_What is required:_ Transcribe the material in full. Nothing should differ except that the pictures are left out.

-- START --

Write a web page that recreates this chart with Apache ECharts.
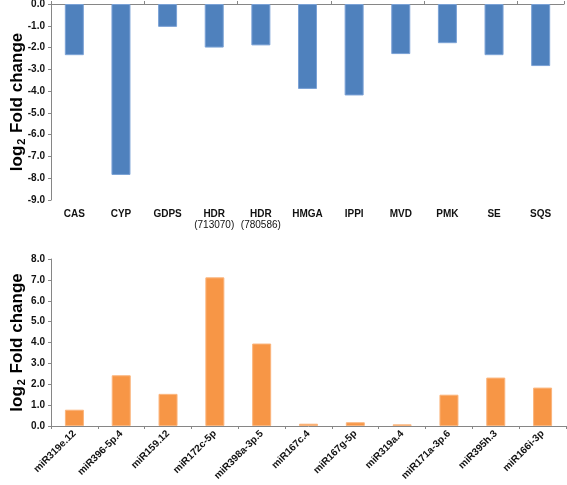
<!DOCTYPE html>
<html>
<head>
<meta charset="utf-8">
<script src="https://cdn.jsdelivr.net/npm/echarts@6/dist/echarts.min.js"></script>
<style>html,body{margin:0;padding:0;background:#fff}#c{width:567px;height:485px}</style>
</head>
<body>
<div id="c"></div>
<script>
var geneCategories = ['CAS','CYP','GDPS','HDR\n(713070)','HDR\n(780586)','HMGA','IPPI','MVD','PMK','SE','SQS'];
var geneValues = [-2.35,-7.85,-1.05,-2.0,-1.9,-3.9,-4.2,-2.3,-1.8,-2.35,-2.85];
var mirCategories = ['miR319e.12','miR396-5p.4','miR159.12','miR172c-5p','miR398a-3p.5','miR167c.4','miR167g-5p','miR319a.4','miR171a-3p.6','miR395h.3','miR166i-3p'];
var mirValues = [0.78,2.43,1.54,7.12,3.95,0.11,0.18,0.08,1.50,2.32,1.84];

var FONT = 'Liberation Sans, Arial, sans-serif';
var AX = '#868686';
var chart = echarts.init(document.getElementById('c'), null, {renderer:'canvas'});
var yName = {
  name: '{a|log}{s|2}{a| Fold change}',
  nameLocation: 'middle',
  nameGap: 24,
  nameMoveOverlap: false,
  nameTextStyle: {
    rich: {
      a: {fontFamily: FONT, fontWeight: 'bold', fontSize: 17, color: '#000'},
      s: {fontFamily: FONT, fontWeight: 'bold', fontSize: 11, color: '#000', padding: [9,1,0,1]}
    }
  }
};
function yAxisBase(extra){
  return Object.assign({
    type: 'value', interval: 1,
    axisLine: {show: true, lineStyle: {color: AX, width: 1}},
    axisTick: {show: true, length: 3, lineStyle: {color: AX}},
    splitLine: {show: false},
    axisLabel: {fontFamily: FONT, fontWeight: 'bold', fontSize: 10, color: '#111', margin: 6,
      formatter: function(v){ return v.toFixed(1); }}
  }, yName, extra);
}
chart.setOption({
  animation: false,
  grid: [
    {left: 51, right: 3, top: 4, height: 196, outerBoundsMode: 'none', containLabel: false},
    {left: 51, right: 1, top: 259, height: 167, outerBoundsMode: 'none', containLabel: false}
  ],
  xAxis: [
    {gridIndex: 0, type: 'category', data: geneCategories, position: 'top',
      axisLine: {show: true, onZero: false, lineStyle: {color: AX}},
      axisTick: {show: true, length: 3, lineStyle: {color: AX}},
      axisLabel: {show: false}},
    {gridIndex: 0, type: 'category', data: geneCategories, position: 'bottom',
      axisLine: {show: false, onZero: false}, axisTick: {show: false},
      axisLabel: {fontFamily: FONT, fontSize: 10, color: '#111', margin: 9, lineHeight: 11, interval: 0,
        formatter: function(v){
          var p = v.split('\n');
          return p.length > 1 ? '{b|' + p[0] + '}\n{n|' + p[1] + '}' : '{b|' + v + '}';
        },
        rich: {
          b: {fontFamily: FONT, fontWeight: 'bold', fontSize: 10, color: '#111', lineHeight: 11},
          n: {fontFamily: FONT, fontSize: 10, color: '#111', lineHeight: 11}
        }}},
    {gridIndex: 1, type: 'category', data: mirCategories, position: 'bottom',
      axisLine: {show: true, onZero: false, lineStyle: {color: AX}},
      axisTick: {show: true, length: 3, lineStyle: {color: AX}},
      axisLabel: {fontFamily: FONT, fontWeight: 'bold', fontSize: 10, color: '#111', rotate: 45, margin: 6, interval: 0}}
  ],
  yAxis: [
    yAxisBase({gridIndex: 0, min: -9, max: 0}),
    yAxisBase({gridIndex: 1, min: 0, max: 8})
  ],
  series: [
    {type: 'bar', xAxisIndex: 0, yAxisIndex: 0, data: geneValues, barWidth: 19,
      itemStyle: {color: '#4F81BD', borderColor: '#7BA2D6', borderWidth: 1}},
    {type: 'bar', xAxisIndex: 2, yAxisIndex: 1, data: mirValues, barWidth: 19,
      itemStyle: {color: '#F79646', borderColor: '#FBB57C', borderWidth: 1}}
  ]
});
</script>
</body>
</html>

-- END --

_Finished task:_
Write a web page that recreates this chart with Apache ECharts.
<!DOCTYPE html>
<html>
<head>
<meta charset="utf-8">
<script src="https://cdn.jsdelivr.net/npm/echarts@6/dist/echarts.min.js"></script>
<style>html,body{margin:0;padding:0;background:#fff}#c{width:567px;height:485px}</style>
</head>
<body>
<div id="c"></div>
<script>
var geneCategories = ['CAS','CYP','GDPS','HDR\n(713070)','HDR\n(780586)','HMGA','IPPI','MVD','PMK','SE','SQS'];
var geneValues = [-2.35,-7.85,-1.05,-2.0,-1.9,-3.9,-4.2,-2.3,-1.8,-2.35,-2.85];
var mirCategories = ['miR319e.12','miR396-5p.4','miR159.12','miR172c-5p','miR398a-3p.5','miR167c.4','miR167g-5p','miR319a.4','miR171a-3p.6','miR395h.3','miR166i-3p'];
var mirValues = [0.78,2.43,1.54,7.12,3.95,0.11,0.18,0.08,1.50,2.32,1.84];

var FONT = 'Liberation Sans, Arial, sans-serif';
var AX = '#868686';
var chart = echarts.init(document.getElementById('c'), null, {renderer:'canvas'});
var yName = {
  name: '{a|log}{s|2}{a| Fold change}',
  nameLocation: 'middle',
  nameGap: 24,
  nameMoveOverlap: false,
  nameTextStyle: {
    rich: {
      a: {fontFamily: FONT, fontWeight: 'bold', fontSize: 17, color: '#000'},
      s: {fontFamily: FONT, fontWeight: 'bold', fontSize: 11, color: '#000', padding: [9,1,0,1]}
    }
  }
};
function yAxisBase(extra){
  return Object.assign({
    type: 'value', interval: 1,
    axisLine: {show: true, lineStyle: {color: AX, width: 1}},
    axisTick: {show: true, length: 3, lineStyle: {color: AX}},
    splitLine: {show: false},
    axisLabel: {fontFamily: FONT, fontWeight: 'bold', fontSize: 10, color: '#111', margin: 6,
      formatter: function(v){ return v.toFixed(1); }}
  }, yName, extra);
}
chart.setOption({
  animation: false,
  grid: [
    {left: 51, right: 3, top: 4, height: 196, outerBoundsMode: 'none', containLabel: false},
    {left: 51, right: 1, top: 259, height: 167, outerBoundsMode: 'none', containLabel: false}
  ],
  xAxis: [
    {gridIndex: 0, type: 'category', data: geneCategories, position: 'top',
      axisLine: {show: true, onZero: false, lineStyle: {color: AX}},
      axisTick: {show: true, length: 3, lineStyle: {color: AX}},
      axisLabel: {show: false}},
    {gridIndex: 0, type: 'category', data: geneCategories, position: 'bottom',
      axisLine: {show: false, onZero: false}, axisTick: {show: false},
      axisLabel: {fontFamily: FONT, fontSize: 10, color: '#111', margin: 9, lineHeight: 11, interval: 0,
        formatter: function(v){
          var p = v.split('\n');
          return p.length > 1 ? '{b|' + p[0] + '}\n{n|' + p[1] + '}' : '{b|' + v + '}';
        },
        rich: {
          b: {fontFamily: FONT, fontWeight: 'bold', fontSize: 10, color: '#111', lineHeight: 11},
          n: {fontFamily: FONT, fontSize: 10, color: '#111', lineHeight: 11}
        }}},
    {gridIndex: 1, type: 'category', data: mirCategories, position: 'bottom',
      axisLine: {show: true, onZero: false, lineStyle: {color: AX}},
      axisTick: {show: true, length: 3, lineStyle: {color: AX}},
      axisLabel: {fontFamily: FONT, fontWeight: 'bold', fontSize: 10, color: '#111', rotate: 45, margin: 6, interval: 0}}
  ],
  yAxis: [
    yAxisBase({gridIndex: 0, min: -9, max: 0}),
    yAxisBase({gridIndex: 1, min: 0, max: 8})
  ],
  series: [
    {type: 'bar', xAxisIndex: 0, yAxisIndex: 0, data: geneValues, barWidth: 19,
      itemStyle: {color: '#4F81BD', borderColor: '#7BA2D6', borderWidth: 1}},
    {type: 'bar', xAxisIndex: 2, yAxisIndex: 1, data: mirValues, barWidth: 19,
      itemStyle: {color: '#F79646', borderColor: '#FBB57C', borderWidth: 1}}
  ]
});
</script>
</body>
</html>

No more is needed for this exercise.